In 1989 werd in het kader van de privatisering van (semi)overheidsinstellingen als PTT, NS, RND, TNO, KEMA, EIM en IMK besloten om ook de Nehem te privatiseren als Nehem Consulting Group bv. Na een onderzoek door McKinsey werd Mike Spanraft aangetrokken als nieuwe directeur voor de beoogde turnaround met een door EZ beschikbaar gesteld budget voor de eerste jaren voor "productontwikkeling". De aanvankelijke staf met een commerciële consultancy-instelling was geleidelijk aan uitgebreid met een meer ambtelijk ingesteld type mensen passend bij veel overleg met ministeries, rapporten schrijven en subsidieverstrekking.

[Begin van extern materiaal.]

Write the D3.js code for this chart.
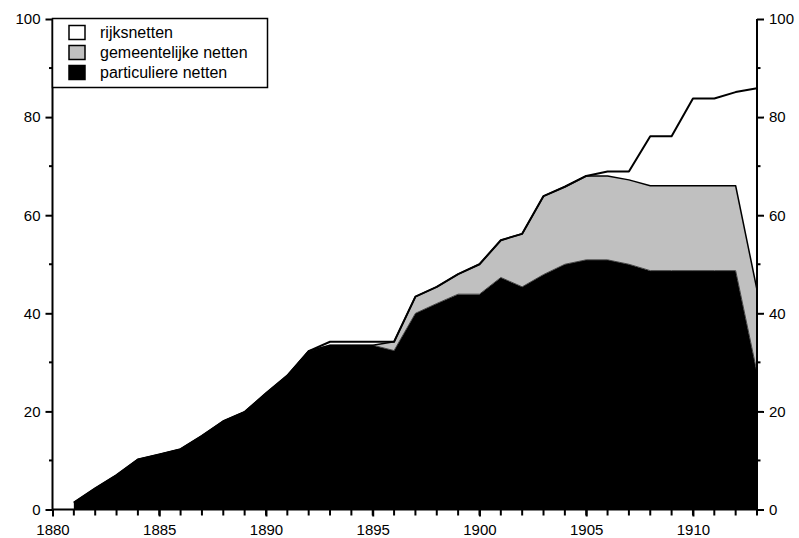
<!DOCTYPE html>
<html>
<head>
<meta charset="utf-8">
<script src="https://cdn.jsdelivr.net/npm/d3@7"></script>
<style>
  body { margin: 0; background: #fff; }
  text { font-family: "Liberation Sans", Arial, sans-serif; font-size: 16px; fill: #000; }
</style>
</head>
<body>
<svg width="799" height="538"></svg>
<script>
var years = d3.range(1881, 1914);
var particuliere = [1.4, 4.3, 7.0, 10.2, 11.2, 12.3, 15.0, 18.0, 19.9, 23.7, 27.3, 32.3,
  33.5, 33.5, 33.5, 32.4, 40.0, 42.0, 43.9, 43.9, 47.3, 45.4, 47.9, 50.0, 50.9, 50.9,
  50.0, 48.7, 48.7, 48.7, 48.7, 48.7, 28.0];
var gemeentelijke = [0, 0, 0, 0, 0, 0, 0, 0, 0, 0, 0, 0,
  0, 0, 0, 1.8, 3.4, 3.4, 4.1, 6.1, 7.6, 10.8, 16.0, 15.8, 17.1, 17.1,
  17.2, 17.3, 17.3, 17.3, 17.3, 17.3, 16.8];
var rijks = [0, 0, 0, 0, 0, 0, 0, 0, 0, 0, 0, 0,
  0.7, 0.7, 0.7, 0, 0, 0, 0, 0, 0, 0, 0, 0, 0, 0.9,
  1.7, 10.1, 10.1, 17.8, 17.8, 19.1, 41.1];
var seriesNames = ['particuliere netten', 'gemeentelijke netten', 'rijksnetten'];
var seriesColors = ['#000000', '#c0c0c0', '#ffffff'];
var yTicks = [0, 20, 40, 60, 80, 100];
var xTicks = [1880, 1885, 1890, 1895, 1900, 1905, 1910];

var svg = d3.select('svg');
var x = d3.scaleLinear().domain([1880, 1913]).range([52.5, 757]);
var y = d3.scaleLinear().domain([0, 100]).range([509.5, 19]);

var rows = years.map(function(yr, i) {
  return {year: yr, p: particuliere[i], g: gemeentelijke[i], r: rijks[i]};
});
var stack = d3.stack().keys(['p', 'g', 'r']);
var layers = stack(rows);

var area = d3.area()
  .x(function(d) { return x(d.data.year); })
  .y0(function(d) { return y(d[0]); })
  .y1(function(d) { return y(d[1]); });
var topLine = d3.line()
  .x(function(d) { return x(d.data.year); })
  .y(function(d) { return y(d[1]); });

svg.selectAll('.layer')
  .data(layers)
  .enter()
  .append('path')
  .attr('class', 'layer')
  .attr('d', area)
  .attr('fill', function(d, i) { return seriesColors[i]; });

svg.selectAll('.edge')
  .data(layers)
  .enter()
  .append('path')
  .attr('class', 'edge')
  .attr('d', topLine)
  .attr('fill', 'none')
  .attr('stroke', function(d, i) { return i === 0 ? '#444' : '#000'; })
  .attr('stroke-width', function(d, i) { return [1, 1.5, 2][i]; })
  .attr('stroke-linejoin', 'round');

// axes
var minorY = d3.range(10, 100, 20);
var yLeft = d3.axisLeft(y).tickValues(yTicks).tickSize(7).tickPadding(5);
var yRight = d3.axisRight(y).tickValues(yTicks).tickSize(7).tickPadding(5);
var xAxis = d3.axisBottom(x).tickValues(xTicks).tickFormat(d3.format('d')).tickSize(7).tickPadding(8);

function styleAxis(g) {
  g.select('.domain').remove();
  g.selectAll('line').attr('stroke', '#000').attr('stroke-width', 2);
  g.selectAll('text').style('font-size', '15px').style('font-family', '"Liberation Sans", Arial, sans-serif');
}

svg.append('g').attr('transform', 'translate(' + x(1880) + ',0)').call(yLeft).call(styleAxis);
svg.append('g').attr('transform', 'translate(' + x(1913) + ',0)').call(yRight).call(styleAxis);
svg.append('g').attr('transform', 'translate(0,' + y(0) + ')').call(xAxis).call(styleAxis);

// minor ticks
svg.selectAll('.minl').data(minorY).enter().append('line')
  .attr('x1', x(1880) - 3.5).attr('x2', x(1880))
  .attr('y1', function(d) { return y(d); }).attr('y2', function(d) { return y(d); })
  .attr('stroke', '#000').attr('stroke-width', 2);
svg.selectAll('.minr').data(minorY).enter().append('line')
  .attr('x1', x(1913)).attr('x2', x(1913) + 3.5)
  .attr('y1', function(d) { return y(d); }).attr('y2', function(d) { return y(d); })
  .attr('stroke', '#000').attr('stroke-width', 2);
svg.selectAll('.minx').data(d3.range(1881, 1914)).enter().append('line')
  .attr('x1', function(d) { return x(d); }).attr('x2', function(d) { return x(d); })
  .attr('y1', y(0)).attr('y2', y(0) + 6)
  .attr('stroke', '#000').attr('stroke-width', 2);

// axis lines
svg.append('line').attr('x1', x(1880)).attr('x2', x(1880)).attr('y1', y(100)).attr('y2', y(0))
  .attr('stroke', '#000').attr('stroke-width', 2);
svg.append('line').attr('x1', x(1913)).attr('x2', x(1913)).attr('y1', y(100)).attr('y2', y(0))
  .attr('stroke', '#000').attr('stroke-width', 2);
svg.append('line').attr('x1', x(1880)).attr('x2', x(1913)).attr('y1', y(0)).attr('y2', y(0))
  .attr('stroke', '#000').attr('stroke-width', 2);

// legend
var legend = svg.append('g');
legend.append('rect').attr('x', 52.5).attr('y', 18.5).attr('width', 215).attr('height', 69)
  .attr('fill', '#fff').attr('stroke', '#000').attr('stroke-width', 1.5);
var legendOrder = [2, 1, 0];
var items = legend.selectAll('.item')
  .data(legendOrder)
  .enter()
  .append('g')
  .attr('class', 'item')
  .attr('transform', function(d, i) { return 'translate(69,' + (25.5 + i * 20) + ')'; });
items.append('rect')
  .attr('width', 16).attr('height', 14)
  .attr('fill', function(d) { return seriesColors[d]; })
  .attr('stroke', '#000').attr('stroke-width', 1.5);
items.append('text')
  .attr('x', 31).attr('y', 7).attr('dy', '0.35em')
  .text(function(d) { return seriesNames[d]; });
</script>
</body>
</html>
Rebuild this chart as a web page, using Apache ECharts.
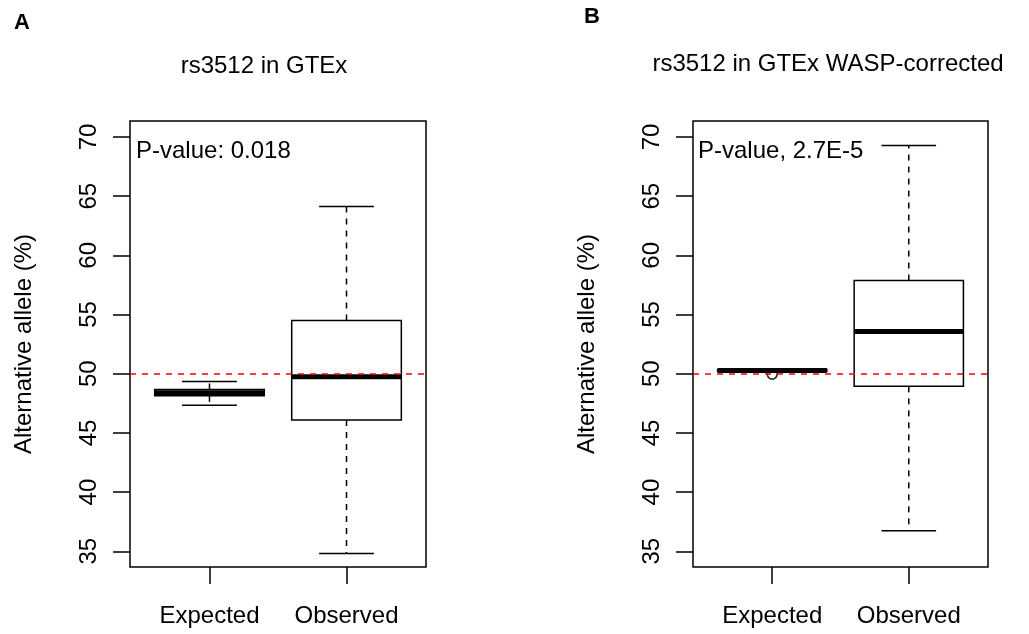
<!DOCTYPE html>
<html>
<head>
<meta charset="utf-8">
<title>rs3512 allele</title>
<script src="https://cdn.jsdelivr.net/npm/echarts@6/dist/echarts.min.js"></script>
<style>
  html, body { margin: 0; padding: 0; background: #fff; }
  #main { width: 1029px; height: 634px; }
</style>
</head>
<body>
<div id="main"></div>
<script>
// categories and box stats: [lower whisker, q1, median, q3, upper whisker]
const categories = ['Expected', 'Observed'];
const gtexBoxes = [
  [47.33, 48.13, 48.4, 48.67, 49.35],
  [34.82, 46.09, 49.75, 54.49, 64.13]
];
const waspBoxes = [
  [50.2, 50.2, 50.28, 50.36, 50.36],
  [36.73, 48.93, 53.57, 57.87, 69.27]
];
const gtexOutliers = [];
const waspOutliers = [[1, 49.97]];
const yTicks = [35, 40, 45, 50, 55, 60, 65, 70];
const xTicks = [1, 2];
const refLine = 50;

const FONT = 'Liberation Sans, Arial, sans-serif';
const FS = 24;

function boxItem(params, api) {
  const x = api.value(0);
  const lo = api.coord([x, api.value(1)]);
  const q1 = api.coord([x, api.value(2)]);
  const med = api.coord([x, api.value(3)]);
  const q3 = api.coord([x, api.value(4)]);
  const hi = api.coord([x, api.value(5)]);
  const half = api.size([0.4, 0])[0];
  const staple = api.size([0.2, 0])[0];
  const cx = med[0];
  const solid = { stroke: '#000', lineWidth: 1.5, fill: null };
  const dashed = { stroke: '#000', lineWidth: 1.5, lineDash: [6, 6] };
  return {
    type: 'group',
    children: [
      { type: 'line', shape: { x1: cx, y1: q3[1], x2: cx, y2: hi[1] }, style: dashed },
      { type: 'line', shape: { x1: cx, y1: q1[1], x2: cx, y2: lo[1] }, style: dashed },
      { type: 'line', shape: { x1: cx - staple, y1: hi[1], x2: cx + staple, y2: hi[1] }, style: solid },
      { type: 'line', shape: { x1: cx - staple, y1: lo[1], x2: cx + staple, y2: lo[1] }, style: solid },
      { type: 'rect', shape: { x: cx - half, y: q3[1], width: half * 2, height: q1[1] - q3[1] },
        style: { stroke: '#000', lineWidth: 1.5, fill: '#fff' } },
      { type: 'line', shape: { x1: cx - half, y1: med[1], x2: cx + half, y2: med[1] },
        style: { stroke: '#000', lineWidth: 5 } }
    ]
  };
}

function makeX(idx) {
  return {
    type: 'value', gridIndex: idx, min: 0.42, max: 2.58,
    axisLine: { show: false },
    splitLine: { show: false },
    axisTick: { show: true, customValues: xTicks, length: 17, lineStyle: { color: '#000', width: 1.5 } },
    axisLabel: {
      customValues: xTicks, formatter: v => categories[v - 1] || '',
      fontFamily: FONT, fontSize: FS, color: '#000', margin: 37, lineHeight: 24
    }
  };
}

function makeY(idx) {
  return {
    type: 'value', gridIndex: idx, min: 33.67, max: 71.35,
    name: 'Alternative allele (%)', nameLocation: 'middle', nameGap: 94,
    nameTextStyle: { fontFamily: FONT, fontSize: FS, color: '#000', lineHeight: 24 },
    axisLine: { show: false },
    splitLine: { show: false },
    axisTick: { show: true, customValues: yTicks, length: 17, lineStyle: { color: '#000', width: 1.5 } },
    axisLabel: {
      customValues: yTicks, rotate: 90,
      fontFamily: FONT, fontSize: FS, color: '#000', margin: 29, lineHeight: 24
    }
  };
}

function boxSeries(idx, boxes) {
  return {
    type: 'custom', xAxisIndex: idx, yAxisIndex: idx,
    renderItem: boxItem,
    encode: { x: 0, y: [1, 2, 3, 4, 5] },
    data: boxes.map((b, i) => [xTicks[i]].concat(b)),
    clip: false,
    markLine: {
      silent: true, symbol: 'none', z: 10,
      label: { show: false },
      lineStyle: { color: '#ff0000', type: [6, 6], width: 1.5 },
      data: [{ yAxis: refLine }]
    }
  };
}

function outlierSeries(idx, pts) {
  return {
    type: 'scatter', xAxisIndex: idx, yAxisIndex: idx,
    symbol: 'circle', symbolSize: 10, z: 5,
    itemStyle: { color: 'rgba(0,0,0,0)', borderColor: '#000', borderWidth: 1.8 },
    data: pts
  };
}

function txt(x, y, s, opts) {
  return {
    type: 'text', x: x, y: y, silent: true,
    style: Object.assign({
      text: s, fontFamily: FONT, fontSize: FS, fill: '#000',
      textAlign: 'center', textVerticalAlign: 'middle'
    }, opts || {})
  };
}

const chart = echarts.init(document.getElementById('main'), null, { renderer: 'canvas' });
chart.setOption({
  backgroundColor: '#fff',
  animation: false,
  grid: [
    { left: 130, top: 121, width: 296, height: 446, show: true, borderColor: '#000', borderWidth: 1.5, backgroundColor: 'transparent' },
    { left: 693, top: 121, width: 295, height: 446, show: true, borderColor: '#000', borderWidth: 1.5, backgroundColor: 'transparent' }
  ],
  xAxis: [makeX(0), makeX(1)],
  yAxis: [makeY(0), makeY(1)],
  series: [
    boxSeries(0, gtexBoxes),
    outlierSeries(0, gtexOutliers),
    boxSeries(1, waspBoxes),
    outlierSeries(1, waspOutliers)
  ],
  graphic: [
    txt(22, 23, 'A', { fontWeight: 'bold', fontSize: 22 }),
    txt(592, 17, 'B', { fontWeight: 'bold', fontSize: 22 }),
    txt(264, 66, 'rs3512 in GTEx'),
    txt(828, 64, 'rs3512 in GTEx WASP-corrected'),
    txt(136, 151, 'P-value: 0.018', { textAlign: 'left' }),
    txt(698, 151, 'P-value, 2.7E-5', { textAlign: 'left' })
  ]
});
window.addEventListener('resize', function () { chart.resize(); });
</script>
</body>
</html>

In de rumoerige jaren van deze privatisering met de nieuwe directie, na verliezen achtereenvolgens opgevolgd door twee interim-directeuren en een topzware bestuurslaag van een Stichtingsbestuur en Raad van Bestuur was de toenmalige staf niet in staat om tot een succesvolle commerciële bedrijfsvoering te komen.

In de tweede helft van de jaren 80 werd ook de basis gelegd voor internationale consultancy:

  • Na het aandacht trekkende Handelshuizenproject om MKB-bedrijven voor export in contact te brengen met de Nederlandse internationale handelshuizen - als eerste voor DGIS de pilotaanpak in Indonesië om samenwerking tussen Nederlandse en Indonesische bedrijven in de agro-foodcluster te stimuleren.
  • En na de val van de Berlijnse Muur in november 1989 ook een actieve rol in de op gang komende Nederlandse en Europese hulp programma's voor omschakeling naar een markteconomie in Midden- en Oost-Europa met zelfs tijdelijke aanwezigheid in Hongarije met de Hungarian Development Foundation (HUDEFO) en Nehem Kft in Budapest tot gevolg.

Na het zoveelste beleidsplan voor de toekomst werd in 1997 op aandrang van de toenmalige vier adviesgroepen Agro, TQM, Kennis-management en Internationaal echter de knoop doorgehakt om Nehem Consulting Group bv op te heffen en deze groepen te verzelfstandigen. Een andere spin-off was de verzelfstandigde Stichting Agro Keten Kennis (AKK), die zich concentreerde op ketenmanagement.

Opheffing en doorstart 1 januari 1998

[bewerken | brontekst bewerken]

Uiteindelijk ontstonden uit deze vier adviesgroepen de private organisatieadviesbureaus Nehem TQM bv/ later Nehem Consultants bv, Nehem Kennis Management bv en Nehem International bv, terwijl de Agro-groep zich aansloot bij Rijnconsult[1].

Wat in 1972 begon als een experimenteel vehikel voor het initiëren en begeleiden van herstructurering in het Nederlandse industriebeleid, is dus uiteindelijk geland in private commerciële organisaties, die zich bezighouden met consultancyactiviteiten.